It is quite surprising that even the Supreme Court is of the opinion that underage crime still forms only a tiny percentage of crimes in the nation (“Justice and the juvenile,” Sept. 6). Is it not necessary to nip the trend in the bud? A juvenile cannot get away after committing a crime that is very serious and has a lasting impact on the lives of others. Rehabilitation and counselling cannot bring back the dead.
Juvenile crimes are not restricted to assaults on women; the involvement of youngsters in acts of terror has been widely reported. Had Ajmal Kasab been under 18, he would have been awarded a lenient punishment which would have been gross injustice. Those perpetrating heinous crimes should be treated mercilessly. The Delhi gang rape shook the soul of India. It is time the loopholes in the law were plugged.
A fine balance needs to be struck between the points of view of the victim’s family and the juvenile. The gang rape and murder of the 23-year-old woman in Delhi was perpetrated in the most ghastly manner possible and it shocked the nation’s conscience. In such cases, an exception needs to be made even if the offender is a juvenile so that there is a deterrent effect and complete justice is done to the victim’s family. Justice should not only be done; it should also be seen to be done.
The rights of the victim and the juvenile accused are equally important. While the victim’s family is entitled to justice, the juvenile offender should get a chance to reform himself. But the right to justice is more important. The job of resolving the conflict between the right of the victim and the juvenile cannot be entrusted only to the judiciary; all stakeholders of society should have a say. A juvenile should be punished on the basis of the gravity of the crime committed by him.
Avadhoot Gorakhanath Shinde,
Doesn’t a heinous crime like the Delhi gang rape come under the “rarest of rare” category? Such crimes should be seen in the light of their gravity rather than the age of the person committing them. That is the least we can do to ensure that the family of the 23-year-old gets justice.
I am aghast on learning that someone who is one day short of 18 years of age can escape severe punishment after committing a heinous crime that would have attracted life imprisonment had he committed it a day later. A weak law will only make a criminal more confident. A few months in a reformatory can hardly reform a person. There is an immediate need to amend the JJ Act.
It is time to revisit the Juvenile Justice Act, 2000. Serious offences like rape, treason, etc., need to be excluded from the scope of the Act. Detention of three years in a Special Home is grossly disproportionate to the gravity of an offence like rape.
Who does not make mistakes? Many people do something that is in conflict with the law as children. Only the degree of the crime varies.

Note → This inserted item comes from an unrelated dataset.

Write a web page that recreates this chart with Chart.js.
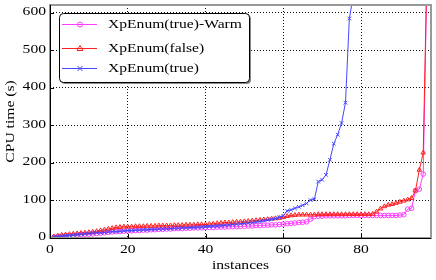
<!DOCTYPE html>
<html>
<head>
<meta charset="utf-8">
<script src="https://cdn.jsdelivr.net/npm/chart.js@4.4.1/dist/chart.umd.min.js"></script>
<style>
  html, body { margin: 0; padding: 0; background: #fff; }
  canvas { display: block; }
</style>
</head>
<body>
<canvas id="cpuChart" width="436" height="280"></canvas>
<script>
// CPU time (s) per instance, sorted
const warmTimes = [
  2, 3, 4, 5, 6, 7, 8, 9, 10, 10,
  11, 12, 13, 14, 15, 16, 17, 17, 18, 19,
  19, 20, 20, 21, 21, 22, 22, 23, 23, 24,
  24, 25, 25, 25, 26, 26, 27, 27, 27, 28,
  28, 28, 29, 29, 29, 30, 30, 30, 31, 31,
  32, 32, 33, 33, 34, 34, 35, 35, 36, 37,
  38, 39, 40, 41, 42, 43, 50, 57, 58, 58,
  59, 59, 59, 59, 59, 59, 60, 60, 60, 60,
  60, 60, 60, 60, 60, 60, 60, 60, 60, 61,
  62, 77, 79, 126, 130, 170, 720
];
const falseTimes = [
  4, 6, 8, 9, 10, 11, 12, 13, 14, 15,
  16, 18, 20, 22, 24, 26, 28, 29, 30, 30,
  30, 31, 31, 31, 32, 32, 32, 33, 33, 33,
  33, 34, 34, 34, 35, 35, 35, 36, 36, 36,
  37, 38, 39, 40, 41, 41, 42, 43, 43, 44,
  45, 46, 47, 48, 49, 50, 51, 52, 53, 55,
  58, 60, 61, 62, 62, 62, 62, 62, 63, 63,
  63, 63, 63, 63, 63, 63, 63, 63, 63, 63,
  63, 63, 64, 70, 78, 84, 88, 90, 93, 96,
  99, 102, 106, 126, 181, 227, 740
];
const trueTimes = [
  3, 4, 5, 6, 7, 8, 9, 10, 11, 12,
  13, 14, 14, 15, 16, 17, 17, 18, 19, 20,
  20, 21, 21, 22, 22, 23, 23, 24, 24, 25,
  25, 26, 26, 27, 27, 28, 28, 29, 29, 30,
  31, 32, 32, 33, 34, 35, 36, 37, 38, 39,
  40, 41, 43, 44, 46, 48, 50, 52, 55, 59,
  72, 75, 79, 83, 87, 92, 101, 103, 150, 155,
  168, 208, 251, 275, 306, 360, 584, 645
];
const seriesNames = ["XpEnum(true)-Warm", "XpEnum(false)", "XpEnum(true)"];
const xTicks = [0, 20, 40, 60, 80];
const yTicks = [0, 100, 200, 300, 400, 500, 600];

const SERIF = '"Liberation Serif", "DejaVu Serif", serif';
const STRETCH = 1.2; // the picture's glyphs are wider than usual
const FONT_PX = 13;

function toPoints(arr) {
  return arr.map((v, i) => ({ x: i + 1, y: v }));
}

function wideText(ctx, str, x, y, align, angle) {
  ctx.save();
  ctx.translate(x, y);
  if (angle) ctx.rotate(angle);
  ctx.scale(STRETCH, 1);
  ctx.font = FONT_PX + "px " + SERIF;
  ctx.fillStyle = "#000";
  ctx.textAlign = align;
  ctx.textBaseline = "middle";
  ctx.fillText(str, 0, 0);
  ctx.restore();
}

function drawMarker(ctx, style, x, y, color) {
  ctx.save();
  ctx.strokeStyle = color;
  ctx.lineWidth = 1;
  ctx.beginPath();
  if (style === "circle") {
    ctx.arc(x, y, 2.5, 0, Math.PI * 2);
  } else if (style === "triangle") {
    ctx.moveTo(x, y - 3);
    ctx.lineTo(x + 3, y + 2);
    ctx.lineTo(x - 3, y + 2);
    ctx.closePath();
  } else {
    ctx.moveTo(x - 2.5, y - 2.5);
    ctx.lineTo(x + 2.5, y + 2.5);
    ctx.moveTo(x + 2.5, y - 2.5);
    ctx.lineTo(x - 2.5, y + 2.5);
  }
  ctx.stroke();
  ctx.restore();
}

const framePlugin = {
  id: "frame",
  afterDatasetsDraw(chart) {
    const ctx = chart.ctx;
    const a = chart.chartArea;
    const xs = chart.scales.x;
    const ys = chart.scales.y;

    // border: grey top/right, black left/bottom
    ctx.save();
    ctx.strokeStyle = "#999";
    ctx.lineWidth = 2;
    ctx.strokeRect(a.left, a.top, a.right - a.left, a.bottom - a.top);
    ctx.strokeStyle = "#000";
    ctx.lineWidth = 1;
    ctx.beginPath();
    ctx.moveTo(a.left + 0.5, a.top);
    ctx.lineTo(a.left + 0.5, a.bottom + 0.5);
    ctx.lineTo(a.right, a.bottom + 0.5);
    // inward tick marks
    yTicks.forEach((v) => {
      const py = Math.round(ys.getPixelForValue(v)) + 0.5;
      ctx.moveTo(a.left, py);
      ctx.lineTo(a.left + 4, py);
    });
    xTicks.forEach((v) => {
      const px = Math.round(xs.getPixelForValue(v)) + 0.5;
      ctx.moveTo(px, a.bottom);
      ctx.lineTo(px, a.bottom - 4);
    });
    ctx.stroke();
    ctx.restore();

    // tick labels
    yTicks.forEach((v) => wideText(ctx, String(v), a.left - 4, ys.getPixelForValue(v) - 1, "right"));
    xTicks.forEach((v) => wideText(ctx, String(v), xs.getPixelForValue(v), a.bottom + 12, "center"));

    // axis titles
    wideText(ctx, "instances", (a.left + a.right) / 2, 266, "center");
    wideText(ctx, "CPU time (s)", 11, (a.top + a.bottom) / 2, "center", -Math.PI / 2);

    // legend box inside the plot
    const bx = 59, by = 13, bw = 190, bh = 69;
    ctx.save();
    ctx.fillStyle = "#888";
    ctx.beginPath();
    ctx.roundRect(bx + 2, by + 2, bw, bh, 4);
    ctx.fill();
    ctx.fillStyle = "#fff";
    ctx.strokeStyle = "#000";
    ctx.lineWidth = 1;
    ctx.beginPath();
    ctx.roundRect(bx + 0.5, by + 0.5, bw, bh, 4);
    ctx.fill();
    ctx.stroke();
    ctx.restore();

    const rowY = [24, 48, 68];
    chart.data.datasets.forEach((ds, i) => {
      const y = rowY[i];
      ctx.save();
      ctx.strokeStyle = ds.borderColor;
      ctx.lineWidth = 1;
      ctx.beginPath();
      ctx.moveTo(62, y + 0.5);
      ctx.lineTo(97, y + 0.5);
      ctx.stroke();
      ctx.restore();
      drawMarker(ctx, ds.pointStyle, 80, y + 0.5, ds.borderColor);
      wideText(ctx, ds.label, 108, y + 1, "left");
    });
  }
};

function makeSet(label, data, color, style, order, radius) {
  return {
    label: label,
    data: toPoints(data),
    borderColor: color,
    backgroundColor: "rgba(0,0,0,0)",
    borderWidth: 1,
    pointStyle: style,
    pointRadius: radius,
    pointBorderWidth: 1,
    pointBorderColor: color,
    pointBackgroundColor: "rgba(0,0,0,0)",
    tension: 0,
    order: order,
  };
}

new Chart(document.getElementById("cpuChart").getContext("2d"), {
  type: "line",
  data: {
    datasets: [
      makeSet(seriesNames[0], warmTimes, "#ff3cff", "circle", 3, 2.3),
      makeSet(seriesNames[1], falseTimes, "#ff2020", "triangle", 2, 2.6),
      makeSet(seriesNames[2], trueTimes, "#4646ff", "crossRot", 1, 2.6),
    ],
  },
  options: {
    responsive: false,
    animation: false,
    layout: { padding: { top: 5, right: 5, left: 0, bottom: 0 } },
    plugins: { legend: { display: false }, tooltip: { enabled: false } },
    scales: {
      x: {
        type: "linear",
        min: 0,
        max: 98,
        afterBuildTicks: (s) => { s.ticks = xTicks.map((v) => ({ value: v })); },
        afterFit: (s) => { s.height = 42; },
        ticks: { display: false },
        grid: { color: "#111", lineWidth: 1, drawTicks: false },
        border: { display: false, dash: [1, 2] },
      },
      y: {
        type: "linear",
        min: 0,
        max: 620,
        afterBuildTicks: (s) => { s.ticks = yTicks.map((v) => ({ value: v })); },
        afterFit: (s) => { s.width = 50; },
        ticks: { display: false },
        grid: { color: "#111", lineWidth: 1, drawTicks: false },
        border: { display: false, dash: [1, 2] },
      },
    },
  },
  plugins: [framePlugin],
});
</script>
</body>
</html>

It is, therefore, not right to treat offenders under 18 as adults. As the Supreme Court has pointed out, underage crime still forms only a tiny percentage of crimes. A child cannot commit a heinous crime without the support of adults. Therefore, it is the influence of society — especially the company of adult criminals — that makes juveniles commit crimes, heinous or otherwise. It is the state’s responsibility to reform the juvenile sentenced in the Delhi gang rape case.